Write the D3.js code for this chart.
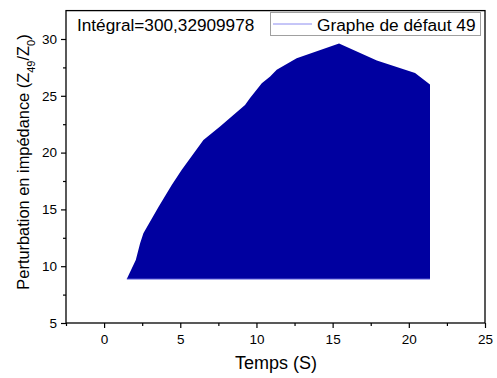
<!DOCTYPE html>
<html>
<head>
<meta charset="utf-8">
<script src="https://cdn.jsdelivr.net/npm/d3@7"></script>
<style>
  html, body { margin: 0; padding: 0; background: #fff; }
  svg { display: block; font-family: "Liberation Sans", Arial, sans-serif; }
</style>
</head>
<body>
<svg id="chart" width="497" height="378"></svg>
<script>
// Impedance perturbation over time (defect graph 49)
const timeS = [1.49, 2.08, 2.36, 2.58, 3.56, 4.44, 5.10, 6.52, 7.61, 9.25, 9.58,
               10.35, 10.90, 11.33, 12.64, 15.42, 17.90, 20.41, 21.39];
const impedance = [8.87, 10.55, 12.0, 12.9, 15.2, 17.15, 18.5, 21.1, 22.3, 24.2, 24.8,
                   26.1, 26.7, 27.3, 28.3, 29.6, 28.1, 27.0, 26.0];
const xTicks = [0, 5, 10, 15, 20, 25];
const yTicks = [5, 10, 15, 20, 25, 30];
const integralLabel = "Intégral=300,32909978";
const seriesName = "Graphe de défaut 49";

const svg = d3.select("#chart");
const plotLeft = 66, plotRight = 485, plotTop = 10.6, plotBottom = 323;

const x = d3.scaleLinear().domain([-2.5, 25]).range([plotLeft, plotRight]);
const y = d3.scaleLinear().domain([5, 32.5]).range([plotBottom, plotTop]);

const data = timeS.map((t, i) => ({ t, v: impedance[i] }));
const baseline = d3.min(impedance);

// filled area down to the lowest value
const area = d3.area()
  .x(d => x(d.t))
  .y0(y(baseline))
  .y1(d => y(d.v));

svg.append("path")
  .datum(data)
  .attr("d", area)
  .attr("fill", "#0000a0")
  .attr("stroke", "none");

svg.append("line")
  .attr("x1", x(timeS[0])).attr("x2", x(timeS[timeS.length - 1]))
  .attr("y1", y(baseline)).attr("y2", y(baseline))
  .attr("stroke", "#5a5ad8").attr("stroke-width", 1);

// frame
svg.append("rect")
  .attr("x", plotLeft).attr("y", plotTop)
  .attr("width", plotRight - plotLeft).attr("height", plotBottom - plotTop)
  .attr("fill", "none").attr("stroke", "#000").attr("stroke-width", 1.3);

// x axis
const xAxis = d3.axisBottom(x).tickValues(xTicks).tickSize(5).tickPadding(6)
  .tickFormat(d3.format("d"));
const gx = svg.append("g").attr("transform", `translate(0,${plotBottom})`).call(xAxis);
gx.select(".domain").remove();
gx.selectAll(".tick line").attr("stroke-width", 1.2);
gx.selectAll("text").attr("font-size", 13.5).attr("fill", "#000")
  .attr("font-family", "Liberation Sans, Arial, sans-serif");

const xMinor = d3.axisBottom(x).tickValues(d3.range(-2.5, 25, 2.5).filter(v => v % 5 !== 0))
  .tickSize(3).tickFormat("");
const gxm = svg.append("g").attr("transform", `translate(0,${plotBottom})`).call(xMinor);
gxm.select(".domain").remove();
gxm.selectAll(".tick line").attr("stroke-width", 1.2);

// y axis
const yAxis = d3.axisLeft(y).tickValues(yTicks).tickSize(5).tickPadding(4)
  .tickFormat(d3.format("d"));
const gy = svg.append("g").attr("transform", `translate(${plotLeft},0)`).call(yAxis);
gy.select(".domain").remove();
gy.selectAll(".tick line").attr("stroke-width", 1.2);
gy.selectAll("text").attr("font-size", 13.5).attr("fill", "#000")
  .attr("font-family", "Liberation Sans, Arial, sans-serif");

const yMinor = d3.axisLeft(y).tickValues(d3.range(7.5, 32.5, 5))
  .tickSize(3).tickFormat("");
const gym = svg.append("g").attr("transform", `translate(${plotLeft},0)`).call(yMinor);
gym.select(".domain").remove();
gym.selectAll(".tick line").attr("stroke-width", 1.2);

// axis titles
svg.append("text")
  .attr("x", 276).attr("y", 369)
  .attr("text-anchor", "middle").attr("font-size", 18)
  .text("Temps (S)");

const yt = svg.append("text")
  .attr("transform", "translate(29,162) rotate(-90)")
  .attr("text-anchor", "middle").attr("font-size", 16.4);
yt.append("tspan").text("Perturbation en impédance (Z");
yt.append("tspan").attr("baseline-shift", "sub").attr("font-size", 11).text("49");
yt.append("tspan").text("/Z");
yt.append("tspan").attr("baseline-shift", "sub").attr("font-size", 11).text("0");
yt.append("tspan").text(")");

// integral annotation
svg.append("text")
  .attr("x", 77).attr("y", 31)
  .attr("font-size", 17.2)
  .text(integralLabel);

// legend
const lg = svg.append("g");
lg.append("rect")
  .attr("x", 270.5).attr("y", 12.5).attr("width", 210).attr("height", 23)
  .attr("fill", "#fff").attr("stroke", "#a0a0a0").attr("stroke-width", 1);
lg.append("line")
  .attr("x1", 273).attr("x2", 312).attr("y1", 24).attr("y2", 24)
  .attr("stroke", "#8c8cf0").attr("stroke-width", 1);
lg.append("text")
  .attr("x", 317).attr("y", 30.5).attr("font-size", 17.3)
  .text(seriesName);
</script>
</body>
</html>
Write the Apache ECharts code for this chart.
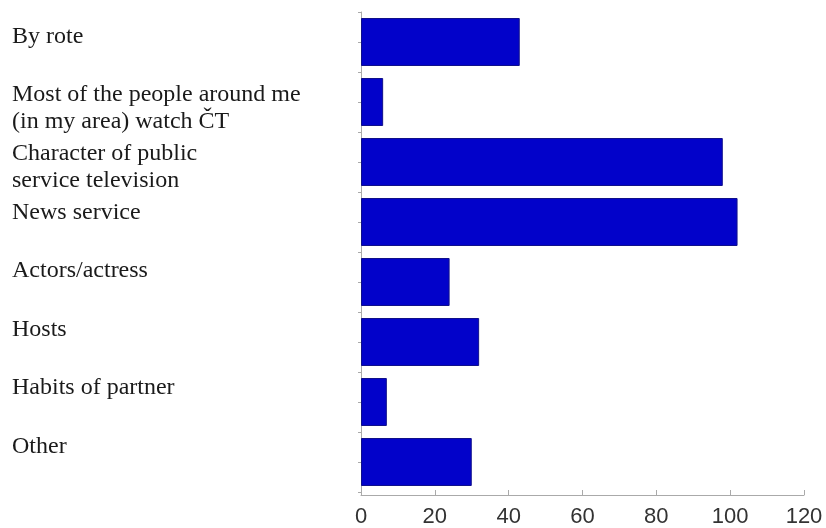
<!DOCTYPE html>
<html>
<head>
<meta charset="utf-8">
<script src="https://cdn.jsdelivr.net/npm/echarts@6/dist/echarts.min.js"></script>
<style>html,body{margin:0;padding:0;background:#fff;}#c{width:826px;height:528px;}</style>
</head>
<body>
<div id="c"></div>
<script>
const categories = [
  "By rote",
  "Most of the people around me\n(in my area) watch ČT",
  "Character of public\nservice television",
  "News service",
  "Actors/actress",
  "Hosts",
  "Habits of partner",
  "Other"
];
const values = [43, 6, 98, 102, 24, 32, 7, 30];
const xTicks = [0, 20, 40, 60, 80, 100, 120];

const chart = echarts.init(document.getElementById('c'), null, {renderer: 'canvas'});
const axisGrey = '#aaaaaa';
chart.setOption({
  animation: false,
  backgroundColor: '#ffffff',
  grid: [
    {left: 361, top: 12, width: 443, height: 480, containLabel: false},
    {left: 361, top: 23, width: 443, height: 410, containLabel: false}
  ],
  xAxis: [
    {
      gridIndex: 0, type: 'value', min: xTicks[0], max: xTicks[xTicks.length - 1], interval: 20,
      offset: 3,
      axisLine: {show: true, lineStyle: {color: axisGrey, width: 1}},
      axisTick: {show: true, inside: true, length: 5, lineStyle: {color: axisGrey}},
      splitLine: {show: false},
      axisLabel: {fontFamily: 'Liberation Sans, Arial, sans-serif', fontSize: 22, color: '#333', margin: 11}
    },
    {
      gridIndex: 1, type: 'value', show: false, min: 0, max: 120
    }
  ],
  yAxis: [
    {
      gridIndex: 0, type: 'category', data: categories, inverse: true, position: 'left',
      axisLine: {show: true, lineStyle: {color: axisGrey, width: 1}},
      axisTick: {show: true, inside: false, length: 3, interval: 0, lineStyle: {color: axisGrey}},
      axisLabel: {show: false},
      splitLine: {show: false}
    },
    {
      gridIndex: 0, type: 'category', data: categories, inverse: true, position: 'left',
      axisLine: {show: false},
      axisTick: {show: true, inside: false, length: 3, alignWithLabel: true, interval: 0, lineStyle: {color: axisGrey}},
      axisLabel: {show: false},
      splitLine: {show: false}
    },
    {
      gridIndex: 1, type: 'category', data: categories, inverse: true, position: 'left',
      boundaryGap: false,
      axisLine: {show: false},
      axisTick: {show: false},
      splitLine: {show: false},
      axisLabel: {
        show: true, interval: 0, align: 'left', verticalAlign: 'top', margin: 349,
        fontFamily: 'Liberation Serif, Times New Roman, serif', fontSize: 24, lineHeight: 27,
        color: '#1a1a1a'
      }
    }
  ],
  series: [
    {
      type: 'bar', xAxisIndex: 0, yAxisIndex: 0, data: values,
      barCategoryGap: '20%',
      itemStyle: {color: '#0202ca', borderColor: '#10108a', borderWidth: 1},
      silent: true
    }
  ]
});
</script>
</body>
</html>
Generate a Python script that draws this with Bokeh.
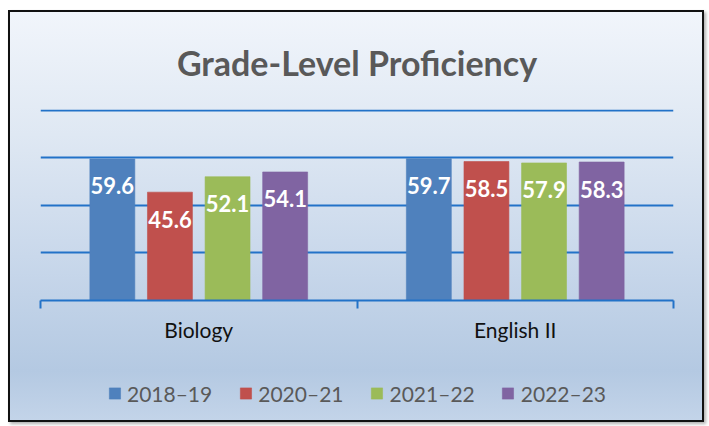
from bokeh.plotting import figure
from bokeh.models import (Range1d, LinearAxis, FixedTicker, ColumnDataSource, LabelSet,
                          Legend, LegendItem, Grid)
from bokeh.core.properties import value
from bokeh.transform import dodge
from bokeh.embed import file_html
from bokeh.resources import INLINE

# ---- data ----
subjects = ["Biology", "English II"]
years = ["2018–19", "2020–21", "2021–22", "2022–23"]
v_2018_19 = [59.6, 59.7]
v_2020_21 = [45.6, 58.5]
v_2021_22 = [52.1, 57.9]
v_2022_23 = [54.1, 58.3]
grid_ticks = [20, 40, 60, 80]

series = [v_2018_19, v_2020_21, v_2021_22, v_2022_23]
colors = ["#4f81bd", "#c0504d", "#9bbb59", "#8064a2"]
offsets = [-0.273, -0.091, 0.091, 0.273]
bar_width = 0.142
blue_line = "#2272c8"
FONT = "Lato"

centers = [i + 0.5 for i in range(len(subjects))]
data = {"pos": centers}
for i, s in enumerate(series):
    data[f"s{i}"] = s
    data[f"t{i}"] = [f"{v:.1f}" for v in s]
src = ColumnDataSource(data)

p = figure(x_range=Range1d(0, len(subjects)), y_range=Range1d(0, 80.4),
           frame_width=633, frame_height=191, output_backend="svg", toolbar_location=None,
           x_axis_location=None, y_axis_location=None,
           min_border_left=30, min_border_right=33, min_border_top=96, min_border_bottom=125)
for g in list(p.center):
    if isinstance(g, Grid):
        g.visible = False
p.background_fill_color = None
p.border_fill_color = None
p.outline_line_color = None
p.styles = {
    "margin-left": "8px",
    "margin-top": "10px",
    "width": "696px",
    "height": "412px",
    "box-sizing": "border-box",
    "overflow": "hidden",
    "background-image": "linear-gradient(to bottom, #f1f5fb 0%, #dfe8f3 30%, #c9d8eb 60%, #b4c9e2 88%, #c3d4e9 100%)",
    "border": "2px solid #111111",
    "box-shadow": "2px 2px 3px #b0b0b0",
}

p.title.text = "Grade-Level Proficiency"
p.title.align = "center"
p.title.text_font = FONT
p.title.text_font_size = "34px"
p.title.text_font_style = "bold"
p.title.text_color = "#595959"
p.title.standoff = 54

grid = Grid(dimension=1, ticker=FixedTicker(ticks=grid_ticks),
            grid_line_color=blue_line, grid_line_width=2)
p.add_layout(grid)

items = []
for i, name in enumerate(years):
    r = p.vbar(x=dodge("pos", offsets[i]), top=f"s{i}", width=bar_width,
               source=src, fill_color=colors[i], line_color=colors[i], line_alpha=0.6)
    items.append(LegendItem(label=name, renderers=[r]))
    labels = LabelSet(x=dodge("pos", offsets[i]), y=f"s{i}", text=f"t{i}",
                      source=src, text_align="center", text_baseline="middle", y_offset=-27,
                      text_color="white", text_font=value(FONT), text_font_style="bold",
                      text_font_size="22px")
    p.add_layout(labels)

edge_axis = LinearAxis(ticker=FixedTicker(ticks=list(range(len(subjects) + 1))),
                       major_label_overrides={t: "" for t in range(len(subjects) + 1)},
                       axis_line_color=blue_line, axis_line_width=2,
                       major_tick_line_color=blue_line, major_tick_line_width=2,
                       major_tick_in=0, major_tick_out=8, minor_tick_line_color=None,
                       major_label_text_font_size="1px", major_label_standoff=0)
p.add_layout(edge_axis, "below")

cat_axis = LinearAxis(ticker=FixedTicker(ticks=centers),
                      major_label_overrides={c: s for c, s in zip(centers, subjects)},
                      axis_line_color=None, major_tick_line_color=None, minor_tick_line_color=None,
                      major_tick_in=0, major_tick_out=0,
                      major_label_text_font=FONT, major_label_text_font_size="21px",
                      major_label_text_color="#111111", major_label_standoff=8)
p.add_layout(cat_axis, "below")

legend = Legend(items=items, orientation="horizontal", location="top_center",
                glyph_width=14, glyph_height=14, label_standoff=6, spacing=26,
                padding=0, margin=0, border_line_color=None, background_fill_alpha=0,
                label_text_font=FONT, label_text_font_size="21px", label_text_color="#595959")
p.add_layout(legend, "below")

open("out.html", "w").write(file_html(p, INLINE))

== EXERCISE DIRECTIONS ==
Copy out every line in the entries above that holds "code".

== THE RESPONSE ==
Write the D3.js code for this chart.
Write the Apache ECharts code for this chart.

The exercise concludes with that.